In the 12 months prior to his release on parole he undertook the CUBIT program for sex offenders. In evidence he expressed remorse for the present offences. He said that the CUBIT program had enlightened him to some awareness of the factors contributing to his behaviour but, when asked in cross-examination if he thought that he could avoid such behaviour if he were in a similar situation again, he frankly acknowledged that he could not give "any guarantees." He said that he definitely needed an anger management program while serving his sentence and, in due course, as a condition to his parole. He also acknowledged that he needed help in dealing with his substance abuse, and would welcome any treatment which might be appropriate for it.
He had a satisfactory record of employment while at liberty, working in businesses conducted by his brothers. His brother, Daniel gave evidence that he would employ him in his cleaning business upon his release and offered his support generally.

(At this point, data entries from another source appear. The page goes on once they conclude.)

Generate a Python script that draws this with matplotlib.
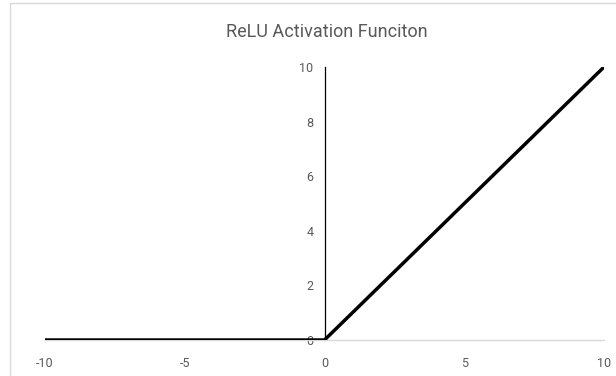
import matplotlib.pyplot as plt
from matplotlib.patches import Rectangle

# ReLU sampled at the ends and the kink
x_vals = [-10, 0, 10]
y_vals = [0, 0, 10]
x_ticks = [-10, -5, 0, 5, 10]
y_ticks = [0, 2, 4, 6, 8, 10]
title = "ReLU Activation Funciton"

plt.rcParams['font.family'] = ['Roboto', 'DejaVu Sans']
plt.rcParams['axes.unicode_minus'] = False
label_color = '#595959'

fig = plt.figure(figsize=(6.16, 3.76), dpi=100)
W, H = 616, 376

# chart border
fig.patches.append(Rectangle((10 / W, -0.1), 1.1, 1.1 - 3 / H,
                             transform=fig.transFigure, fill=False,
                             edgecolor='#d9d9d9', linewidth=1))

ax = fig.add_axes([45 / W, (H - 340) / H, (604 - 45) / W, (340 - 67) / H])
ax.plot(x_vals, y_vals, color='black', linewidth=2.5, solid_capstyle='round',
        solid_joinstyle='miter', zorder=3)

ax.set_xlim(-10, 10)
ax.set_ylim(0, 10)
ax.set_xticks(x_ticks)
ax.set_yticks(y_ticks)

for s in ['top', 'right']:
    ax.spines[s].set_visible(False)
ax.spines['left'].set_position(('data', 0))
ax.spines['left'].set_color('black')
ax.spines['left'].set_linewidth(0.9)
ax.spines['bottom'].set_color('#d9d9d9')
ax.spines['bottom'].set_linewidth(1.0)

ax.tick_params(axis='both', length=0, labelsize=9, labelcolor=label_color)
ax.tick_params(axis='x', pad=12)
ax.tick_params(axis='y', pad=8)
ax.set_facecolor('none')

fig.text(327 / W, 1 - 32 / H, title, ha='center', va='center',
         fontsize=13, color=label_color)

fig.savefig('out.png', dpi=100)
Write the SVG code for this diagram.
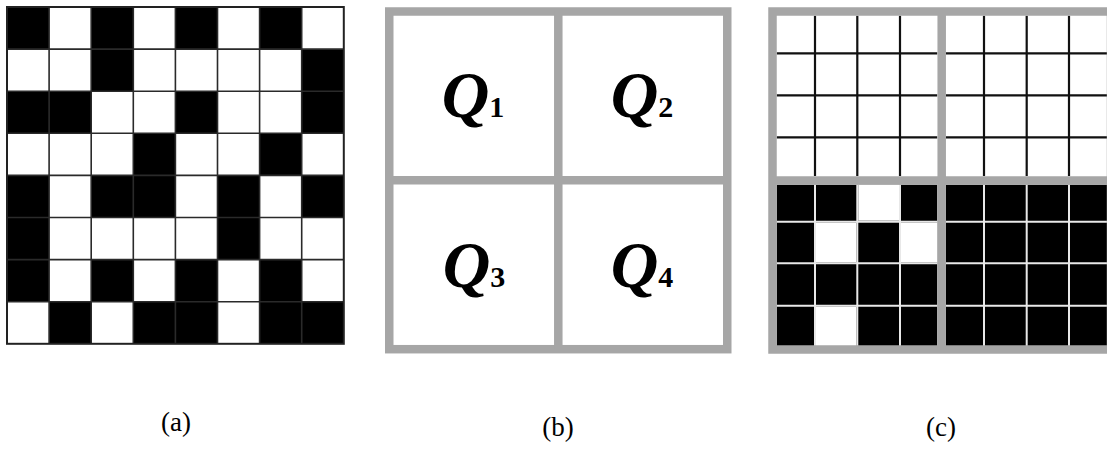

The sentencing judge allowed a 25% reduction of sentence for the applicant's pleas of guilty. His Honour was satisfied that his expression of remorse was genuine and that he accepted that he had problems needing to be addressed, particularly in the areas of anger management and drug use. As to his rehabilitation, his Honour saw his history as being "against a positive finding in that regard notwithstanding the availability of community support and assistance." However, he found special circumstances warranting a departure from the statutory proportion between sentence and non-parole period to assist his reintegration into the community.